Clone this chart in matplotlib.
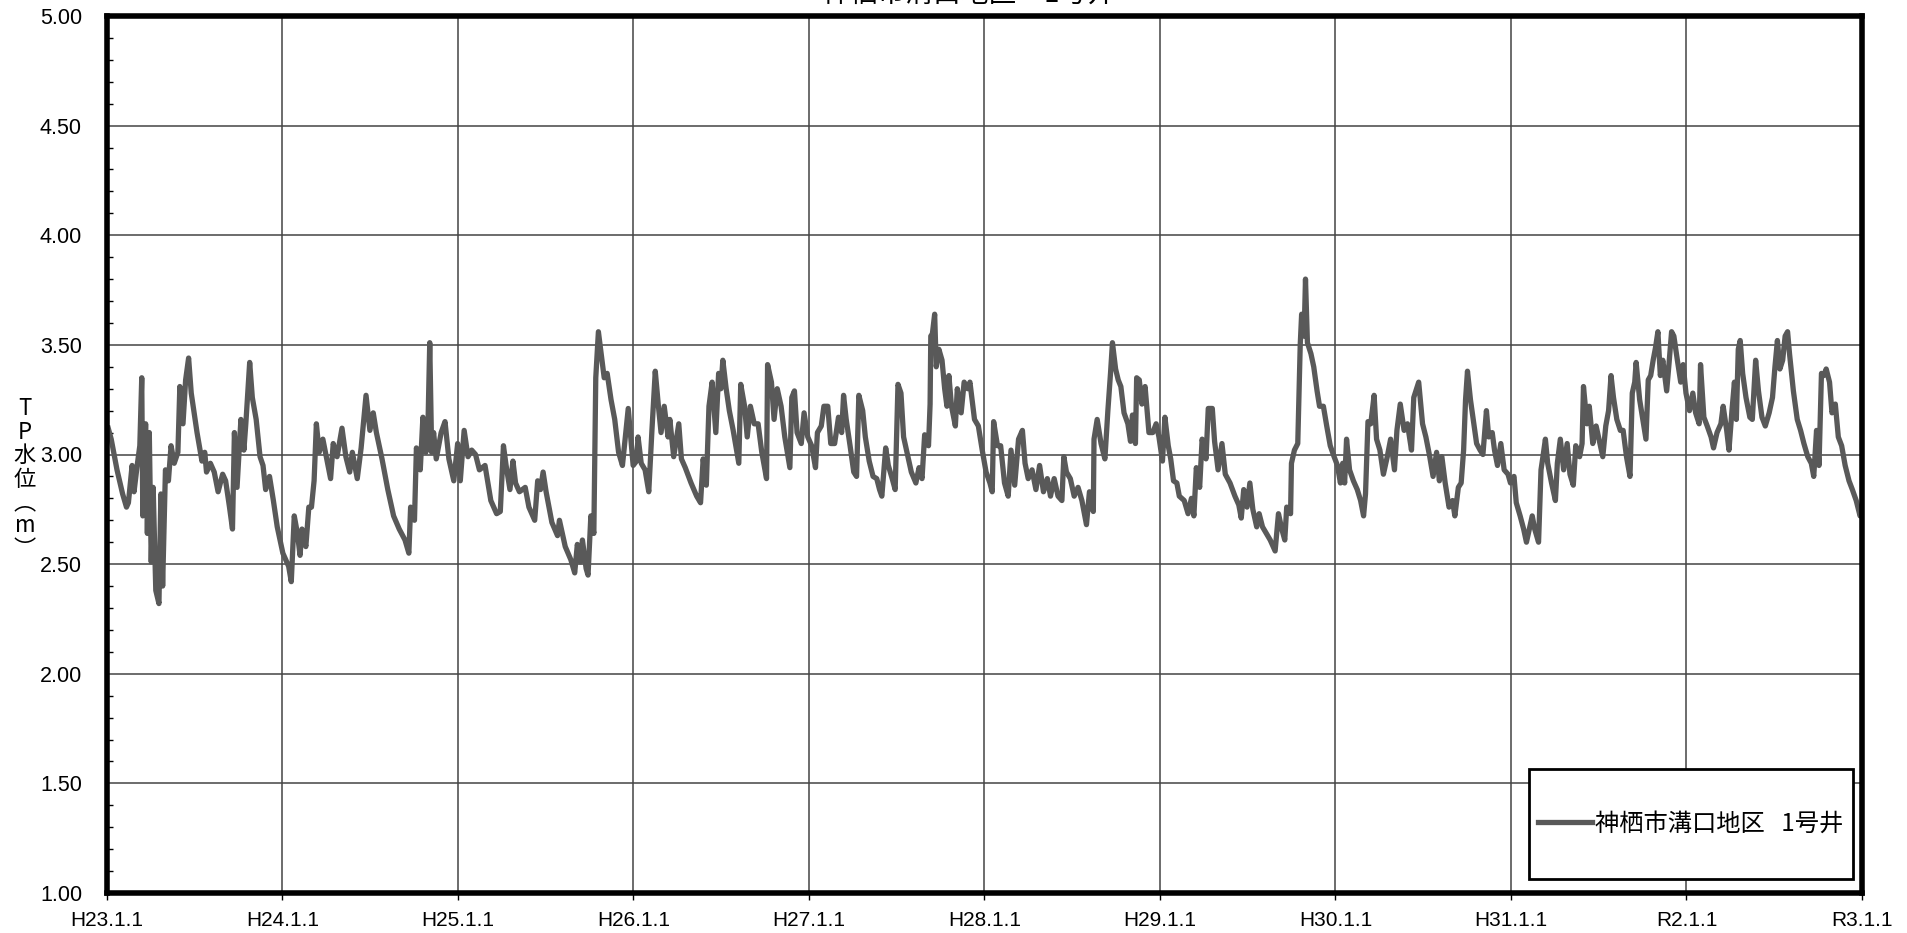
import matplotlib
matplotlib.use("Agg")
import matplotlib.pyplot as plt
from matplotlib.patches import Rectangle
from matplotlib.ticker import MultipleLocator

plt.rcParams['font.family'] = ['Liberation Sans', 'Noto Sans CJK JP', 'DejaVu Sans']

title = '神栖市溝口地区　1号井'
series_name = '神栖市溝口地区   1号井'
start_year = 2011
tick_labels = ['H23.1.1', 'H24.1.1', 'H25.1.1', 'H26.1.1', 'H27.1.1', 'H28.1.1',
               'H29.1.1', 'H30.1.1', 'H31.1.1', 'R2.1.1', 'R3.1.1']

# years elapsed since H23.1.1
t_offset = [
    0.007, 0.024, 0.057, 0.089, 0.111, 0.122, 0.143, 0.154, 0.172, 0.187, 0.198, 0.204,
    0.220, 0.230, 0.241, 0.252, 0.263, 0.278, 0.296, 0.307, 0.317, 0.333, 0.350, 0.365,
    0.383, 0.404, 0.415, 0.433, 0.448, 0.465, 0.480, 0.513, 0.541, 0.557, 0.567, 0.589,
    0.611, 0.633, 0.659, 0.676, 0.698, 0.715, 0.726, 0.741, 0.763, 0.780, 0.791, 0.813,
    0.828, 0.850, 0.872, 0.889, 0.904, 0.926, 0.948, 0.970, 1.002, 1.035, 1.050, 1.067,
    1.085, 1.100, 1.111, 1.133, 1.150, 1.165, 1.180, 1.193, 1.209, 1.230, 1.252, 1.274,
    1.289, 1.311, 1.339, 1.361, 1.383, 1.398, 1.426, 1.448, 1.476, 1.498, 1.517, 1.535,
    1.567, 1.600, 1.633, 1.665, 1.698, 1.720, 1.730, 1.752, 1.763, 1.785, 1.800, 1.817,
    1.828, 1.839, 1.850, 1.861, 1.876, 1.904, 1.926, 1.948, 1.976, 1.998, 2.013, 2.035,
    2.057, 2.078, 2.100, 2.122, 2.154, 2.187, 2.220, 2.241, 2.259, 2.274, 2.296, 2.313,
    2.328, 2.350, 2.383, 2.404, 2.437, 2.454, 2.470, 2.485, 2.502, 2.535, 2.567, 2.578,
    2.611, 2.643, 2.665, 2.680, 2.698, 2.709, 2.730, 2.741, 2.757, 2.774, 2.785, 2.800,
    2.817, 2.833, 2.850, 2.872, 2.893, 2.915, 2.937, 2.970, 2.998,
    3.017, 3.026, 3.044, 3.066, 3.087, 3.105, 3.124, 3.142, 3.157, 3.175, 3.197, 3.207,
    3.229, 3.258, 3.273, 3.295, 3.328, 3.360, 3.382, 3.397, 3.415, 3.430, 3.448, 3.469,
    3.485, 3.498, 3.509, 3.528, 3.546, 3.568, 3.600, 3.611, 3.633, 3.648, 3.666, 3.688,
    3.710, 3.731, 3.758, 3.764, 3.786, 3.801, 3.819, 3.841, 3.862, 3.891, 3.902, 3.917,
    3.932, 3.956, 3.972, 3.993, 4.015, 4.037, 4.048, 4.070, 4.085, 4.107, 4.124, 4.146,
    4.168, 4.186, 4.197, 4.212, 4.234, 4.255, 4.271, 4.284, 4.306, 4.321, 4.343, 4.365,
    4.386, 4.402, 4.415, 4.437, 4.452, 4.474, 4.491, 4.507, 4.524, 4.539, 4.561, 4.583,
    4.609, 4.627, 4.644, 4.659, 4.681, 4.690, 4.694, 4.703, 4.716, 4.725, 4.740, 4.758,
    4.773, 4.786, 4.797, 4.812, 4.834, 4.845, 4.867, 4.884, 4.904, 4.917, 4.926, 4.943,
    4.965, 4.987, 5.009, 5.031, 5.044, 5.052, 5.074, 5.092, 5.114, 5.135, 5.151, 5.172,
    5.194, 5.216, 5.231, 5.249, 5.271, 5.293, 5.314, 5.336, 5.358, 5.376, 5.397, 5.419,
    5.441, 5.452, 5.467, 5.489, 5.511, 5.533, 5.555, 5.581, 5.598, 5.620, 5.624, 5.642,
    5.664, 5.686, 5.703, 5.718, 5.729, 5.747, 5.762, 5.777, 5.795, 5.817, 5.832, 5.843,
    5.860, 5.867, 5.882, 5.897, 5.915, 5.937,
    5.959, 5.978, 5.994, 6.014, 6.028, 6.047, 6.061, 6.077, 6.096, 6.110, 6.138, 6.160,
    6.179, 6.193, 6.207, 6.226, 6.240, 6.262, 6.275, 6.298, 6.311, 6.331, 6.353, 6.372,
    6.399, 6.427, 6.449, 6.463, 6.477, 6.496, 6.512, 6.529, 6.551, 6.565, 6.584, 6.606,
    6.628, 6.656, 6.675, 6.694, 6.711, 6.722, 6.744, 6.749, 6.766, 6.785, 6.799, 6.807,
    6.821, 6.829, 6.840, 6.860, 6.876, 6.895, 6.909, 6.931, 6.950, 6.970, 6.992, 7.011,
    7.028, 7.041, 7.052, 7.063, 7.080, 7.102, 7.124, 7.143, 7.160, 7.171, 7.185, 7.201,
    7.220, 7.234, 7.253, 7.273, 7.295, 7.314, 7.336, 7.350, 7.369, 7.391, 7.410, 7.433,
    7.446, 7.474, 7.496, 7.515, 7.537, 7.556, 7.576, 7.592, 7.606, 7.625, 7.647, 7.667,
    7.680, 7.700, 7.716, 7.730, 7.741, 7.752, 7.769, 7.785, 7.804, 7.824, 7.840, 7.860,
    7.873, 7.893, 7.906, 7.923, 7.942, 7.961, 7.983, 7.997, 8.017, 8.030, 8.052, 8.072,
    8.088, 8.107, 8.121, 8.135, 8.157, 8.171, 8.182, 8.196, 8.209, 8.231, 8.253, 8.264,
    8.281, 8.300, 8.320, 8.336, 8.355, 8.369, 8.391, 8.405, 8.413, 8.433, 8.446, 8.466,
    8.485, 8.507, 8.523, 8.540, 8.556, 8.570, 8.584, 8.603, 8.623, 8.639, 8.658, 8.678,
    8.691, 8.705, 8.713, 8.733, 8.749, 8.769, 8.782, 8.796, 8.810, 8.824, 8.837, 8.851,
    8.865, 8.887, 8.901, 8.915, 8.928, 8.948, 8.967, 8.981, 8.997, 9.017, 9.036, 9.052,
    9.072, 9.080, 9.099, 9.118, 9.140, 9.154, 9.174, 9.196, 9.209, 9.229, 9.242, 9.259,
    9.273, 9.284, 9.295, 9.306, 9.320, 9.339, 9.361, 9.375, 9.394, 9.410, 9.430, 9.449,
    9.471, 9.490, 9.504, 9.518, 9.532, 9.548, 9.562, 9.576, 9.587, 9.609, 9.631, 9.650,
    9.669, 9.691, 9.711, 9.725, 9.741, 9.755, 9.769, 9.782, 9.796, 9.815, 9.829, 9.848,
    9.865, 9.884, 9.904, 9.926, 9.945, 9.967, 9.989, 10.000,
]

# TP water level (m)
tp_level = [
    3.12, 3.07, 2.93, 2.82, 2.76, 2.78, 2.95, 2.83, 2.95, 3.04, 3.35, 2.72,
    3.14, 2.64, 3.10, 2.51, 2.85, 2.38, 2.32, 2.82, 2.40, 2.93, 2.88, 3.04,
    2.96, 3.01, 3.31, 3.14, 3.34, 3.44, 3.28, 3.10, 2.97, 3.01, 2.92, 2.96,
    2.92, 2.83, 2.91, 2.88, 2.76, 2.66, 3.10, 2.85, 3.16, 3.02, 3.14, 3.42,
    3.26, 3.16, 2.99, 2.95, 2.84, 2.90, 2.79, 2.67, 2.55, 2.49, 2.42, 2.72,
    2.64, 2.54, 2.66, 2.58, 2.76, 2.76, 2.88, 3.14, 3.01, 3.07, 2.98, 2.89,
    3.05, 2.99, 3.12, 2.99, 2.92, 3.01, 2.89, 3.03, 3.27, 3.11, 3.19, 3.10,
    2.98, 2.84, 2.72, 2.66, 2.61, 2.55, 2.76, 2.70, 3.03, 2.93, 3.17, 3.01,
    3.10, 3.51, 3.01, 3.10, 2.98, 3.10, 3.15, 2.98, 2.88, 3.05, 2.88, 3.11,
    2.99, 3.02, 3.00, 2.93, 2.95, 2.79, 2.73, 2.74, 3.04, 2.95, 2.84, 2.97,
    2.87, 2.83, 2.85, 2.76, 2.70, 2.88, 2.84, 2.92, 2.83, 2.69, 2.63, 2.70,
    2.58, 2.52, 2.46, 2.59, 2.51, 2.61, 2.48, 2.45, 2.72, 2.64, 3.35, 3.56,
    3.45, 3.35, 3.37, 3.25, 3.16, 3.01, 2.95, 3.21, 2.95,
    2.97, 3.08, 2.96, 2.93, 2.83, 3.11, 3.38, 3.22, 3.10, 3.22, 3.08, 3.16,
    2.99, 3.14, 2.98, 2.94, 2.87, 2.81, 2.78, 2.98, 2.86, 3.22, 3.33, 3.10,
    3.37, 3.30, 3.43, 3.30, 3.20, 3.11, 2.96, 3.32, 3.22, 3.08, 3.22, 3.14,
    3.14, 3.01, 2.89, 3.41, 3.33, 3.16, 3.30, 3.22, 3.08, 2.94, 3.26, 3.29,
    3.10, 3.05, 3.19, 3.08, 3.04, 2.94, 3.10, 3.13, 3.22, 3.22, 3.05, 3.05,
    3.17, 3.10, 3.27, 3.16, 3.04, 2.92, 2.90, 3.27, 3.20, 3.08, 2.97, 2.90,
    2.89, 2.84, 2.81, 3.03, 2.95, 2.89, 2.84, 3.32, 3.28, 3.08, 3.00, 2.92,
    2.87, 2.94, 2.89, 3.09, 3.04, 3.23, 3.54, 3.55, 3.64, 3.40, 3.48, 3.43,
    3.30, 3.22, 3.36, 3.22, 3.13, 3.30, 3.19, 3.33, 3.30, 3.33, 3.27, 3.16,
    3.13, 3.02, 2.92, 2.87, 2.83, 3.15, 3.04, 3.04, 2.87, 2.81, 3.02, 2.86,
    3.07, 3.11, 2.96, 2.89, 2.93, 2.84, 2.95, 2.83, 2.89, 2.81, 2.89, 2.81,
    2.79, 2.99, 2.92, 2.89, 2.81, 2.85, 2.79, 2.68, 2.83, 2.74, 3.07, 3.16,
    3.05, 2.98, 3.20, 3.37, 3.51, 3.39, 3.34, 3.31, 3.19, 3.14, 3.06, 3.18,
    3.05, 3.35, 3.34, 3.23, 3.31, 3.10,
    3.10, 3.14, 3.08, 2.97, 3.17, 3.04, 2.98, 2.88, 2.87, 2.81, 2.79, 2.73,
    2.80, 2.72, 2.94, 2.85, 3.07, 2.98, 3.21, 3.21, 3.06, 2.93, 3.05, 2.91,
    2.87, 2.81, 2.77, 2.71, 2.84, 2.76, 2.87, 2.75, 2.67, 2.73, 2.67, 2.64,
    2.61, 2.56, 2.73, 2.66, 2.61, 2.76, 2.73, 2.96, 3.02, 3.05, 3.50, 3.64,
    3.54, 3.80, 3.51, 3.46, 3.40, 3.29, 3.22, 3.22, 3.13, 3.04, 2.99, 2.95,
    2.87, 2.96, 2.87, 3.07, 2.93, 2.88, 2.84, 2.79, 2.72, 2.82, 3.15, 3.14,
    3.27, 3.07, 3.02, 2.91, 2.99, 3.07, 2.93, 3.11, 3.23, 3.11, 3.14, 3.02,
    3.26, 3.33, 3.14, 3.08, 2.99, 2.90, 3.01, 2.88, 2.99, 2.87, 2.76, 2.79,
    2.72, 2.85, 2.87, 3.02, 3.25, 3.38, 3.25, 3.16, 3.05, 3.02, 3.00, 3.20,
    3.08, 3.10, 3.02, 2.95, 3.05, 2.93, 2.91, 2.87, 2.90, 2.78, 2.72, 2.66,
    2.60, 2.67, 2.72, 2.66, 2.60, 2.93, 2.99, 3.07, 2.96, 2.87, 2.79, 2.96,
    3.07, 2.93, 3.05, 2.91, 2.86, 3.04, 2.99, 3.05, 3.31, 3.14, 3.22, 3.05,
    3.13, 3.05, 2.99, 3.13, 3.20, 3.36, 3.26, 3.16, 3.11, 3.11, 2.99, 2.90,
    3.28, 3.33, 3.42, 3.25, 3.17, 3.07, 3.34, 3.36, 3.43, 3.49, 3.56, 3.36,
    3.43, 3.29, 3.42, 3.56, 3.54, 3.43, 3.33, 3.41, 3.28, 3.20, 3.28, 3.19,
    3.14, 3.41, 3.17, 3.13, 3.08, 3.03, 3.10, 3.14, 3.22, 3.11, 3.02, 3.20,
    3.33, 3.16, 3.48, 3.52, 3.37, 3.26, 3.17, 3.16, 3.43, 3.29, 3.17, 3.13,
    3.19, 3.26, 3.40, 3.52, 3.39, 3.43, 3.54, 3.56, 3.46, 3.29, 3.16, 3.11,
    3.05, 2.99, 2.96, 2.90, 3.11, 2.95, 3.37, 3.36, 3.39, 3.33, 3.19, 3.23,
    3.08, 3.04, 2.95, 2.88, 2.84, 2.79, 2.72, 2.75,
]

W, H = 1907, 933
fig = plt.figure(figsize=(W / 100, H / 100), dpi=100)
ax = fig.add_axes([107 / W, 1 - 893 / H, (1862 - 107) / W, (893 - 16) / H])

x = [start_year + t for t in t_offset]
ax.plot(x, tp_level, color='#595959', lw=3.8, solid_joinstyle='round', zorder=3,
        label=series_name)

ax.set_xlim(start_year, start_year + 10)
ax.set_ylim(1.0, 5.0)
ax.set_xticks([start_year + i for i in range(len(tick_labels))])
ax.set_xticklabels(tick_labels)
ax.yaxis.set_major_locator(MultipleLocator(0.5))
ax.yaxis.set_minor_locator(MultipleLocator(0.1))
ax.yaxis.set_major_formatter(plt.FormatStrFormatter('%.2f'))

ax.grid(True, which='major', color='#444444', lw=1.1, zorder=1)
ax.tick_params(axis='y', which='major', direction='in', length=0, pad=18, labelsize=15.5)
ax.tick_params(axis='y', which='minor', direction='in', length=4, width=1)
ax.tick_params(axis='x', which='major', direction='out', length=5, width=1, pad=8,
               labelsize=15)
for s in ax.spines.values():
    s.set_linewidth(4)
    s.set_zorder(5)

# y label, stacked vertically
fig.text(25 / W, 1 - 479 / H, 'T\nP\n水\n位\n︵\nm\n︶', ha='center', va='center',
         fontsize=16, linespacing=1.02, family=['Noto Sans CJK JP', 'DejaVu Sans'])

# title, mostly cut off by the top edge
fig.text(968 / W, 1 - 10 / H, title, ha='center', va='bottom', fontsize=20,
         family=['Noto Sans CJK JP', 'DejaVu Sans'])

# legend box drawn inside the axes, legend text on top of it
box = Rectangle((1529 / W, 1 - 879 / H), (1853 - 1529) / W, (879 - 769) / H,
                transform=fig.transFigure, facecolor='white', edgecolor='black',
                lw=2, zorder=6, clip_on=False)
ax.add_patch(box)
leg = ax.legend(loc='center', bbox_to_anchor=(1691 / W, 1 - 824 / H),
                bbox_transform=fig.transFigure, frameon=False, handlelength=2.2,
                handletextpad=0.15, prop={'family': ['Noto Sans CJK JP'], 'size': 17.5})
leg.set_zorder(7)

fig.savefig('out.png', dpi=100)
....................
• _WHAT THE TASK ASKS_:
Extract from the material all lines containing the string "chart".

• _FULL RESPONSE_:
Clone this chart in matplotlib.

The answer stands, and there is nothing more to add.